Russia's Syrian bombing campaign against forces opposing Bashar al-Assad has only served to help the Islamic State (Isis), according to Philip Hammond. The British foreign secretary made the accusations to MPs in the House of Commons on 16 December.
The foreign secretary claimed that the majority of the Kremlin-ordered attacks were aimed at groups like the Free Syrian Army rather than Isis and the jihadists have been able to gain more ground in Syria because of Russia's actions.
"It is unacceptable that Russian action is weakening the opposition, and thus giving advantage to the very Daesh (Isis) forces that they claim to be engaged against," Hammond said. The comments come after MPs voted to back David Cameron's plan to bomb Isis targets in Syria.

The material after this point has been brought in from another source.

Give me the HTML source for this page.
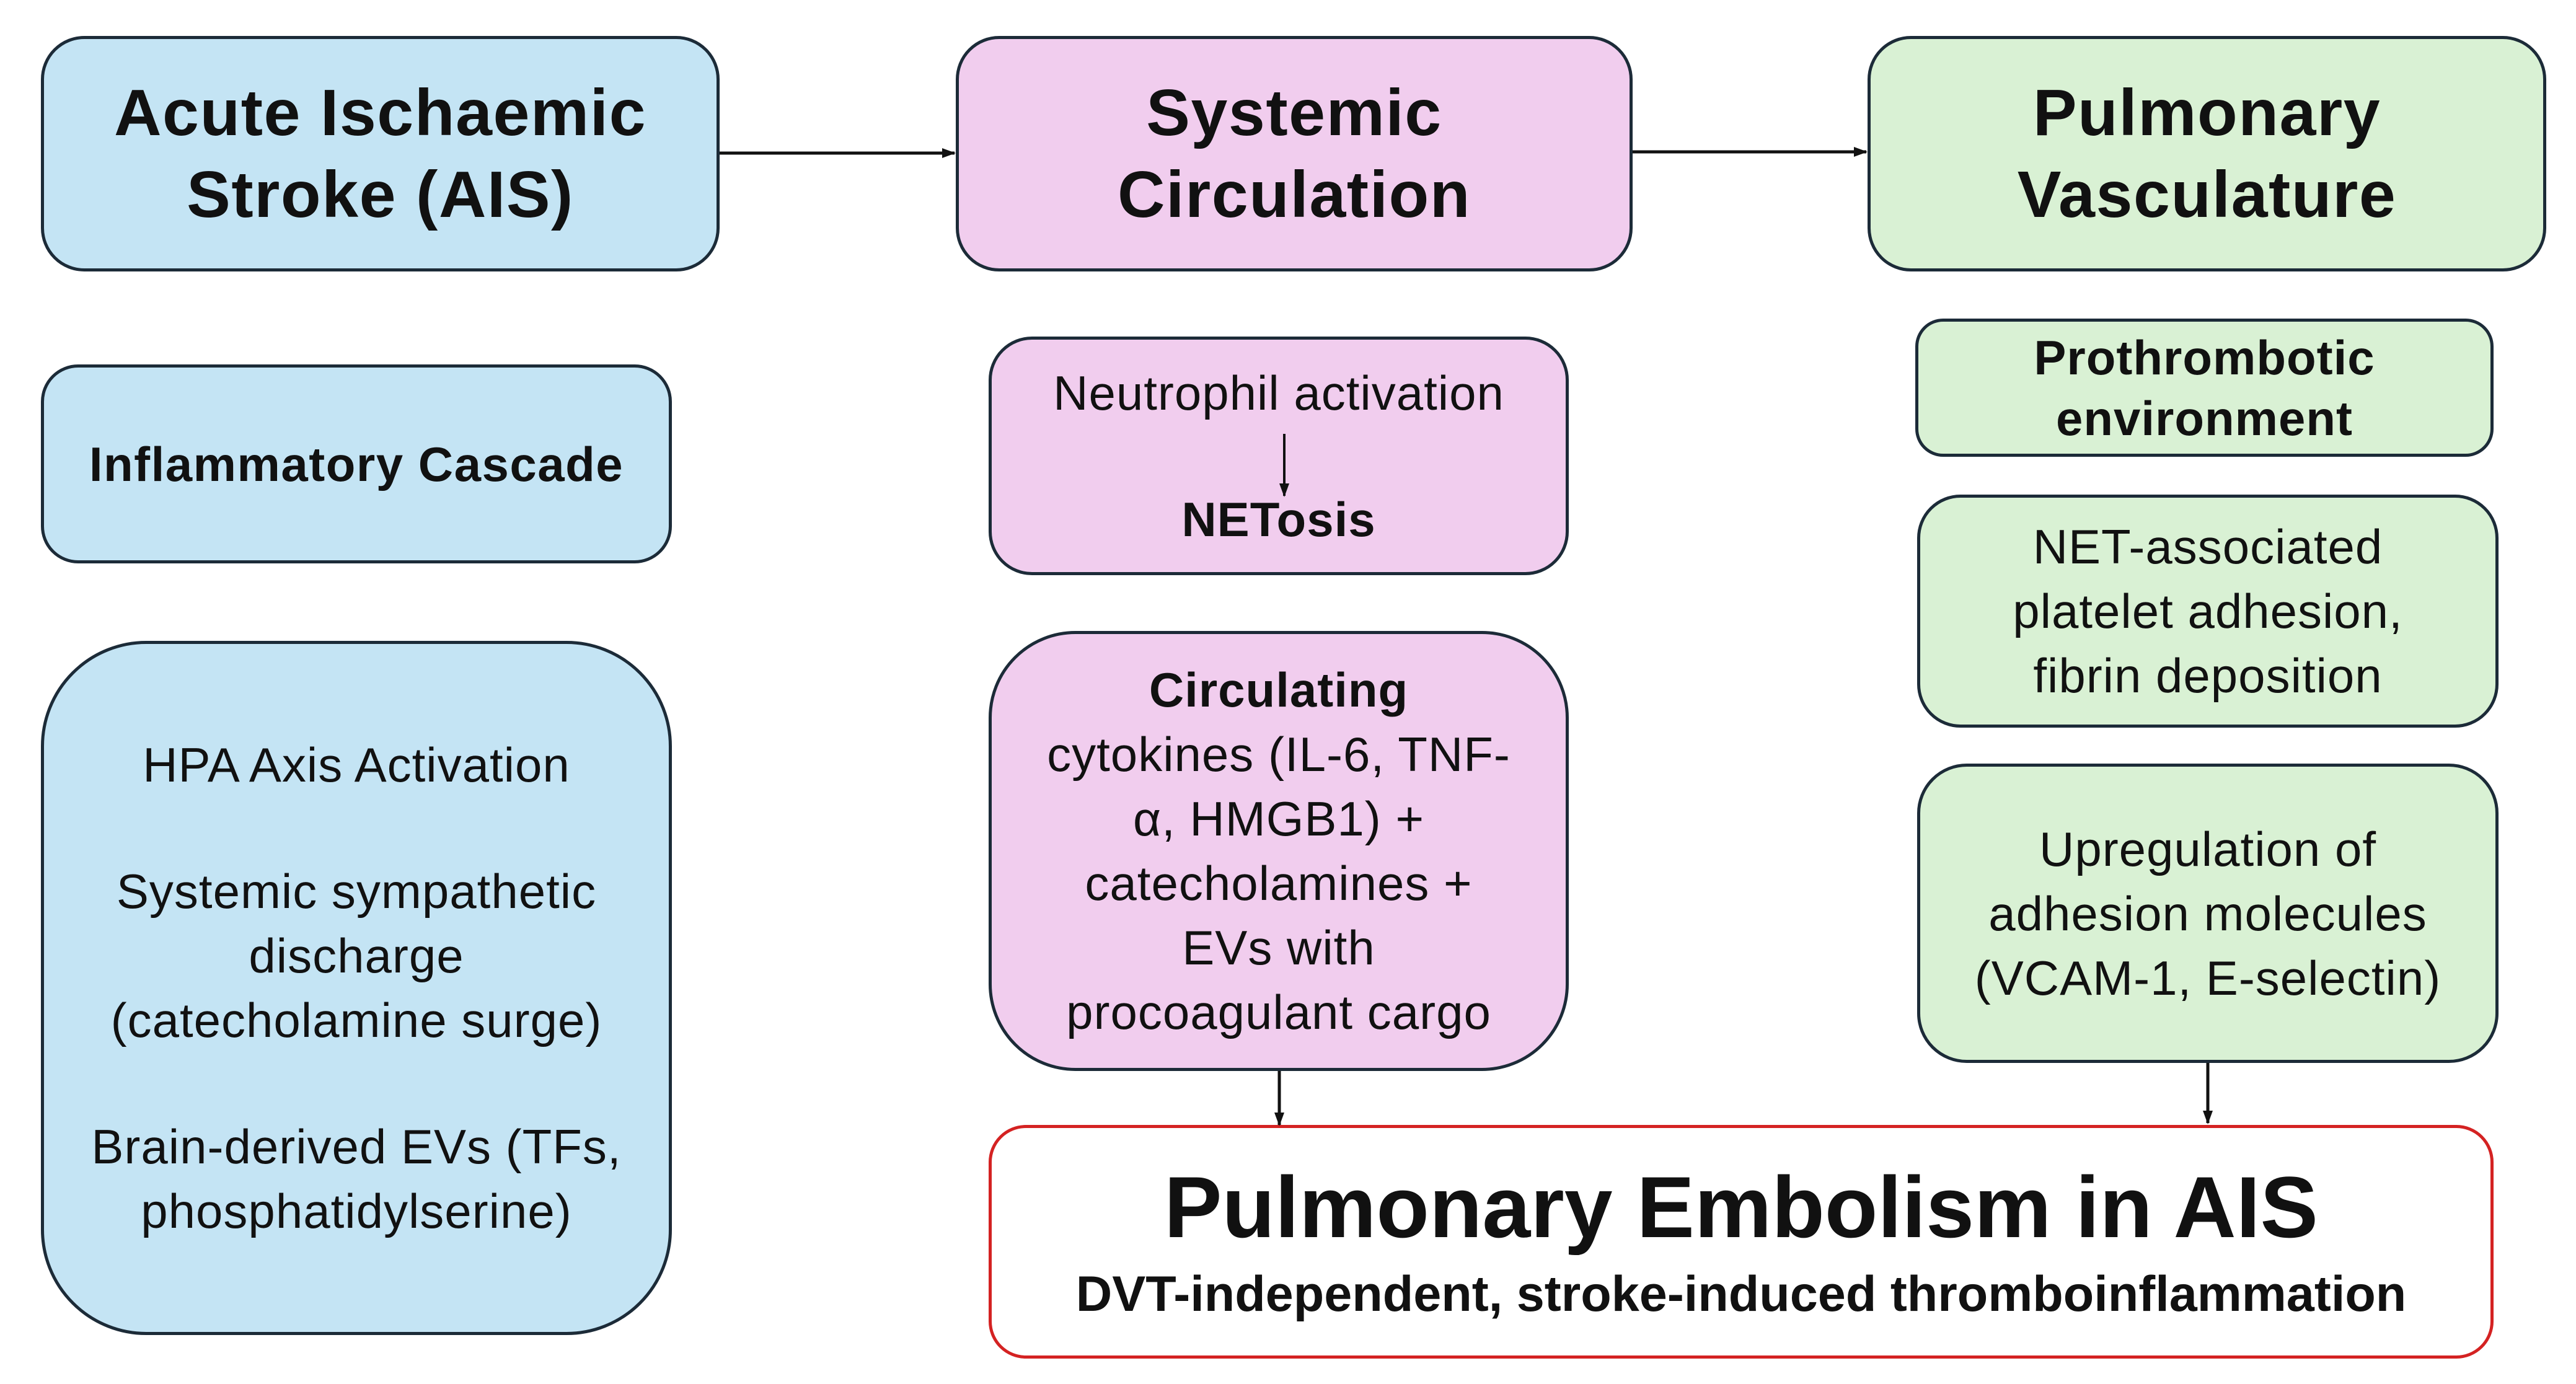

The prime minister argued ahead of the Commons vote that there were 70,000 non-Islamist fighters ready to take on Isis. But the figures has been questioned and even the Mayor of London Boris Johnson said it could have been "exaggerated".
Hammond's warning also comes after Cameron said there were "some signs" Russian forces were concentrating more on Isis targets in Syria after the prime minister spoke to Vladimir Putin at a November G20 Summit in Turkey. But the prime minster admitted that there was still a rift between the UK's stance and Russia's on the civil war.
"On Syria, it's vital that we do more for those in humanitarian need, that we find a political solution to this conflict and that we degrade and destroy Isis," he said.
Saudi Arabia announced on 15 December that a new 34-nation-strong Islamic military alliance, including Egypt, Qatar, the United Arab Emirates and Turkey, will be formed in a bid to fight terrorist groups in the region.